Em plena pandemia, vendedora de lanches passa em concurso

Conheça a trajetória da servidora Maiara Rocha Moreira, que fugiu do Sertão, contornou o analfabetismo e o trabalho precoce para mudar o destino da família como técnica do TRE-PE

por Victor Gouveia qua, 31/03/2021 - 16:22
Arquivo Pessoal Nem a gravidez, nem a dificuldade com a Língua Portuguesa foram suficientes para lhe impedir de correr atrás da aprovação Arquivo Pessoal

De vendedora de lanches à técnica judiciária do Tribunal Regional Eleitoral de Pernambuco (TRE-PE), Maiara Rocha Moreira atravessou as barreiras do acesso à Educação no Brasil em uma trajetória coroada em plena pandemia. Após decepções e sacrifícios, ela se orgulha dos quatro anos de estudo que garantiram a estabilidade financeira da família.

“Eu era semianalfabeta. Eu nem fiz o Ensino Médio, meu Ensino Médio foi pelo Enem, e eu resolvi estudar e mudar”, reforça a servidora empossada no dia 22 de janeiro deste ano. “Ano passado, nesse mesmo período, eu tava no meio da rua vendendo lanche e hoje estou aqui escolhendo uma cidade para dar o meu melhor.

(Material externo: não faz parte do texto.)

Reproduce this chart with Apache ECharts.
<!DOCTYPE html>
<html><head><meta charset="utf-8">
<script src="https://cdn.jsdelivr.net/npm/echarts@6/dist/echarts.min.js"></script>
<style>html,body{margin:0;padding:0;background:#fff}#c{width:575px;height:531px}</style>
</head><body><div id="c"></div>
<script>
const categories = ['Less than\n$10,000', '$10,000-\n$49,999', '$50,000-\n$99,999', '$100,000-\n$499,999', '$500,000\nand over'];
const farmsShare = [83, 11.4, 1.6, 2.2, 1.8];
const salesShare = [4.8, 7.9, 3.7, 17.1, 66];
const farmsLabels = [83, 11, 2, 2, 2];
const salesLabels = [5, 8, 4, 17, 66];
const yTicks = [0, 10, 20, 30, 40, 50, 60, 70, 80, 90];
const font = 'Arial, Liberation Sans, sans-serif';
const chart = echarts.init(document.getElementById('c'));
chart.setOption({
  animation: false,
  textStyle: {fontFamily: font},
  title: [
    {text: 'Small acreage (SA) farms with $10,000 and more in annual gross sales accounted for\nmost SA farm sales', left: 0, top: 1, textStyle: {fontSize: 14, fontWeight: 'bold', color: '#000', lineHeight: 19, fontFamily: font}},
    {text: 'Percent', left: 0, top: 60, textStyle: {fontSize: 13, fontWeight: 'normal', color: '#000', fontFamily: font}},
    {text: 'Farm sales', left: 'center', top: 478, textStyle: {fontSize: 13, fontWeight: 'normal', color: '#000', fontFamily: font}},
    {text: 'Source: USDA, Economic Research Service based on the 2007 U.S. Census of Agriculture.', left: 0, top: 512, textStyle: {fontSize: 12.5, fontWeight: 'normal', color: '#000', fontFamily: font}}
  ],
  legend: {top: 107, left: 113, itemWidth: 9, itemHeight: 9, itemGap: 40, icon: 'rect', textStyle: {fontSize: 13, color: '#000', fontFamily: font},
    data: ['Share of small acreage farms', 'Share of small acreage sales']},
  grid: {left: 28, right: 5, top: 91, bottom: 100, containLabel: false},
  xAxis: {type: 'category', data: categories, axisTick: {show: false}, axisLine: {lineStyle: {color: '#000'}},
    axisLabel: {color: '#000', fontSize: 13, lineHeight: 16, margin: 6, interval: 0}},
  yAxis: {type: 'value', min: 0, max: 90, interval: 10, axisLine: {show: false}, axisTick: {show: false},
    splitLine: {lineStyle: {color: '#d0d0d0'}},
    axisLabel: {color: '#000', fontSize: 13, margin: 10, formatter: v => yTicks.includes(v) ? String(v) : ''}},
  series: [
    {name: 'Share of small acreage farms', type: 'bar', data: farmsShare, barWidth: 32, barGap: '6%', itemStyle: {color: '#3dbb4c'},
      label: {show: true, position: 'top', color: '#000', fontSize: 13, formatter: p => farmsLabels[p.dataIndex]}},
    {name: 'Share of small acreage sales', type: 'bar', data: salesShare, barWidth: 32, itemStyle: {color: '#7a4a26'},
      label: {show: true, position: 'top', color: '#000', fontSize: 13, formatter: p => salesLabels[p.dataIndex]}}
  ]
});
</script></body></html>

Então, eu agradeço a Deus”, disse no dia em que escolheu ser remanejada de São José do Egito para Trindade, municípios do Sertão de Pernambuco.

Revisão no banco do shopping

Surpreendida com a ligação do TRE-PE enquanto produzia doces para vender no dia seguinte, Maiara lembra que viajou de ônibus de Fortaleza ao Recife e estudou nos bancos do Shopping RioMar, na Zona Sul, para revisar a matéria antes da prova. “Quando a gente tá estudando, a gente não acha que é tão satisfatório, mas é muito. Minha família não imaginava que seria tanta benção”, celebra.

Nascida em Areião, no Interior da Bahia, foi criada até os cinco anos ao lado da irmã, pelos avós. Após a morte do avô, ela foi mandada para a casa onde a mãe era doméstica, em Fortaleza, como única opção para fugir da escassez no Sertão. “Eu sempre estudei em escola pública e me alimentava com a merenda porque não tinha dinheiro para comprar outros lanches. Apesar disso, soube aproveitar o que tinha à minha disposição”, aponta.

Maiara chegou a trabalhar de babá no Rio de Janeiro com apenas 12 anos e, durante sua batalha em busca de oportunidades, pediu para participar de uma seleção de menor aprendiz, mesmo sem os R$ 10 da inscrição. “Sempre fui muito pidona porque não tinha condições mesmo. Cheguei no local e disse que não tinha o dinheiro para pagar, mas que eu precisava fazer aquela prova porque eu iria passar”, disse confiante.

A apostila do passageiro

Ela foi aprovada no curso técnico e, por anos, sustentou a família com o salário que recebia na confecção. Dentro de um ônibus, em 2012, observou um homem que lia uma apostila, que lhe respondeu, “se você estudar e passar em uma prova, você fica rico. Ganha dinheiro e estabilidade”. Nesse momento, a costureira traçou uma meta que mudaria completamente sua vida.

Decidida a prestar Concurso Público, a rotina na confecção não permitia que ela reservasse um tempo para estudar. “Eu sentava na máquina, ia trabalhando e assistindo a vídeo-aula. Quando largava meia-noite é que eu parava um pouco e lia as apostilas durante a madrugada [...] como eu não sabia de nada, optei em começar por vídeo porque eu tinha facilidade de aprender escutando”, comenta.

Após dois anos, realizou sua primeira prova, a do Instituto Brasileiro de Geografia e Estatística (IBGE), mas não passou. Nesse momento, Maiara confessa que se sentiu incapaz. Contudo, ao invés de desistir, se inscreveu para o concurso do TRE e largou o trabalho para intensificar sua busca pelo sonho.

Por elas e para elas

Além de estudar grávida, a servidora comenta que perdeu etapas da infância das filhas, hoje com 12 e 5 anos, para continuar com o plano de melhoria para toda a família. “Eu passava o dia inteiro trancada no quarto. No final do dia, brincava com elas um pouco e logo voltava para o quarto e ia estudar novamente”, recorda.

Nomeada em meio à desconfiança, Maiara superou a matéria que tinha mais tinha dificuldade, a Língua Portuguesa, e hoje pode escrever capítulos mais agradáveis da sua história ao lado da família.